Daniel Ngoitiko, Councillor of Soitsambu had to flee to Kenya upon being hinted at the suffering ensured by his neighbors whose, he says, whereabouts are yet to be established and when he heard his neighbors have been released, he returned back home to find his people were desperate, without knowing some of his neighbors’ whereabouts as their homesteads were demolished.
“I appeal to our leaders to have mercy on us and excuse us if there is anything wrong done. We are all brothers and sisters. If it happens that we all vanish like some of our relatives did, what benefits will they get?”, he lamented.
A member of the Kirtalo village council, Neema Yelle, said during the operation of installing beacons, some women were arrested, leaving behind young children crying day and night, explaining that the remaining villagers were prohibited from farming.
“We were deprived of all the means to make out a living. We had nowhere to get food. I could only eat leaves called ‘mnafu’, thank goodness no one of us was tired of praying to our ancestors to relieve residents from this mess, with full hope that one day the government would come back to terms with the village council and return our farmland,” she noted, reiterating that in the first place, the village councils had called upon the government to cancel its Announcement of June 2022 which justified their land converted to Game Controlled Areas, and also the council Announcement of October 2022 turned out residents’ plea and kept villagers’ eviction alongside demarcating lands for Game Reserve.

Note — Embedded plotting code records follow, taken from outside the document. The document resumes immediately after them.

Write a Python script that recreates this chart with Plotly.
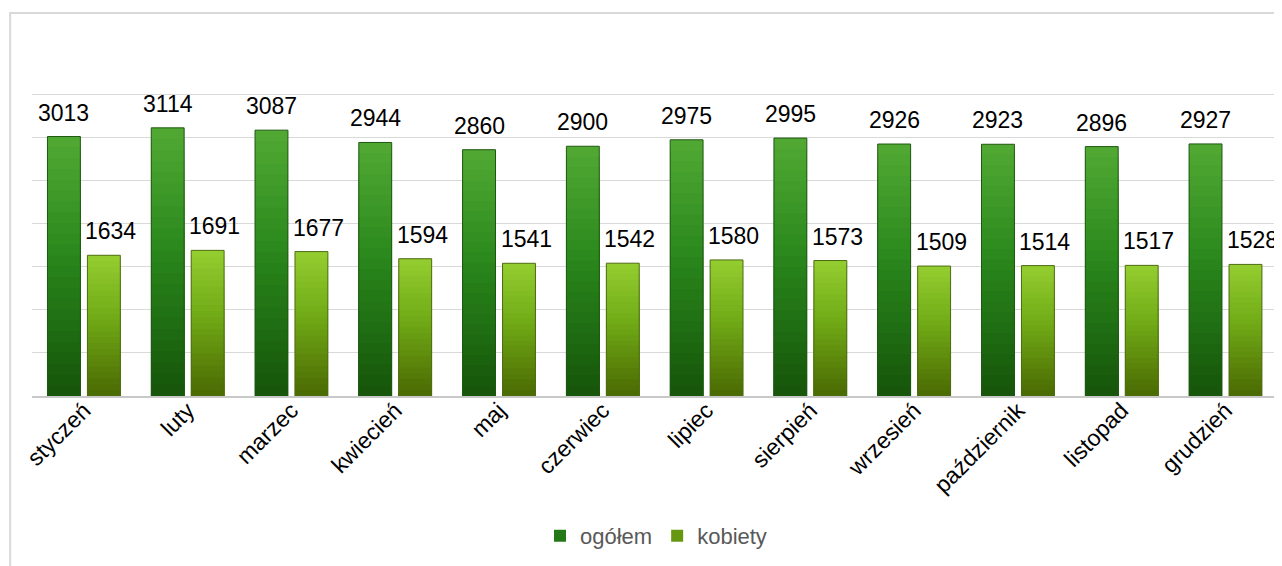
import plotly.graph_objects as go

# miesiące i wartości
months = ["styczeń", "luty", "marzec", "kwiecień", "maj", "czerwiec",
          "lipiec", "sierpień", "wrzesień", "październik", "listopad", "grudzień"]
ogolem = [3013, 3114, 3087, 2944, 2860, 2900, 2975, 2995, 2926, 2923, 2896, 2927]
kobiety = [1634, 1691, 1677, 1594, 1541, 1542, 1580, 1573, 1509, 1514, 1517, 1528]

FONT = "Liberation Sans, Arial, sans-serif"
N_LAYERS = 24
BAR_W = 0.317


def mix(stops, t):
    # stops: list of (pos, (r,g,b)), t in 0..1 (0 = top of bar, 1 = bottom)
    for (p0, c0), (p1, c1) in zip(stops, stops[1:]):
        if p0 <= t <= p1:
            f = (t - p0) / (p1 - p0)
            return "rgb({},{},{})".format(*[round(a + (b - a) * f) for a, b in zip(c0, c1)])
    return "rgb({},{},{})".format(*stops[-1][1])


series = [
    ("ogółem", ogolem, -0.351, -20,
     [(0, (82, 170, 52)), (0.45, (42, 136, 28)), (1, (22, 84, 10))], "rgb(30,88,18)"),
    ("kobiety", kobiety, 0.034, 27,
     [(0, (148, 206, 48)), (0.45, (112, 170, 22)), (1, (74, 104, 2))], "rgb(78,108,18)"),
]

fig = go.Figure()
for name, vals, offset, lab_shift, stops, edge in series:
    # warstwy dające gradient (ciemniej u dołu słupka)
    for k in range(N_LAYERS):
        frac = 1 - k / N_LAYERS
        t = (k + 0.5) / N_LAYERS
        fig.add_trace(go.Bar(
            x=months, y=[v * frac for v in vals], name=name,
            width=BAR_W, offset=offset,
            marker=dict(color=mix(stops, t), line=dict(width=0)),
            showlegend=(k == int(N_LAYERS * 0.6)), legendgroup=name,
            hoverinfo="skip"))
    # obramowanie słupka
    fig.add_trace(go.Bar(
        x=months, y=vals, name=name, width=BAR_W, offset=offset,
        marker=dict(color="rgba(0,0,0,0)", line=dict(width=1, color=edge)),
        showlegend=False, legendgroup=name))
    # etykiety danych
    for m, v in zip(months, vals):
        fig.add_annotation(x=m, y=v, text=str(v), showarrow=False,
                           xshift=lab_shift, yshift=9, yanchor="bottom",
                           font=dict(family=FONT, size=23, color="#000000"))

# ramka obszaru wykresu
fig.add_shape(type="rect", xref="paper", yref="paper",
              x0=-0.0175, x1=1.2, y0=-0.8, y1=1.26,
              line=dict(color="#d9d9d9", width=2), layer="below")

# strona ma 8px marginesu body, więc figura jest o tyle mniejsza i przesunięta
fig.update_layout(
    width=1274, height=558, autosize=False,
    barmode="overlay",
    plot_bgcolor="white", paper_bgcolor="white",
    margin=dict(l=24, r=2, t=84, b=170),
    font=dict(family=FONT, size=21, color="#000000"),
    xaxis=dict(tickangle=-45, showgrid=False, ticks="", ticklen=0,
               ticklabelstandoff=-10,
               showline=True, linecolor="#c8c8c8", linewidth=2,
               tickfont=dict(size=23, color="#000000")),
    yaxis=dict(range=[0, 3530], tick0=0, dtick=500, showticklabels=False,
               showgrid=True, gridcolor="#d9d9d9", gridwidth=1,
               zeroline=False),
    legend=dict(orientation="h", x=0.5, xanchor="center", y=-0.46, yanchor="middle",
                font=dict(size=22, color="#595959"), traceorder="normal"),
)

fig.write_html("out.html")
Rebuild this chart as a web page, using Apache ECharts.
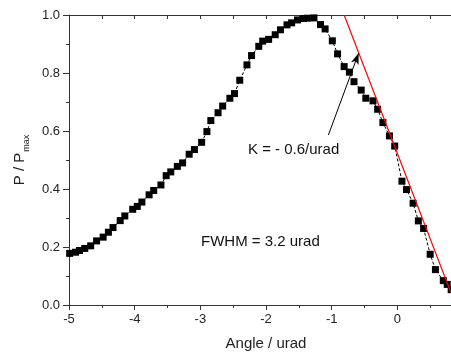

The report by Amnesty International, ‘We have lost everything: Forced evictions of the Maasai in Loliondo, Tanzania’, issued on June 5, 2023, details how the Tanzanian authorities forcibly evicted the Maasai community from Loliondo, a division in Tanzania’s northern Ngorongoro district in Arusha region, on 10 June 2022. Security forces violently and without due process removed the Maasai community from their ancestral lands in Loliondo, leaving 70,000 people without access to the grazing lands that their livelihoods depended on.
“This crucial report reveals how Tanzania’s security forces resorted to the use of brutal force when evicting the Maasai from 1,500 square kilometres of their ancestral lands in Loliondo”, said Tigere Chagutah, Amnesty International’s Regional Director for East and Southern Africa.
Reacting to Amnesty International Report, Tanzania Minister for Constitution and Legal Affairs, Dr. Damas Ndumbaro, speaking to BBC on 6 June 2023, refuted the allegations against the government, saying there were no forceful evictions but the operation was the demarcation of 1,500 km to the conservation purposes.
He further narrated that Loliondo was a conservation area founded by the colonial German government, and later was under the British government.
After independence(1961) it continued to be a conservation area before it was grabbed by ‘wananchi’ for human activities, and make it hard to continue with conservation.
Later the government decided to take 1500 square kilometers for reserve area, leaving behind 2,500 square kilometers for residents.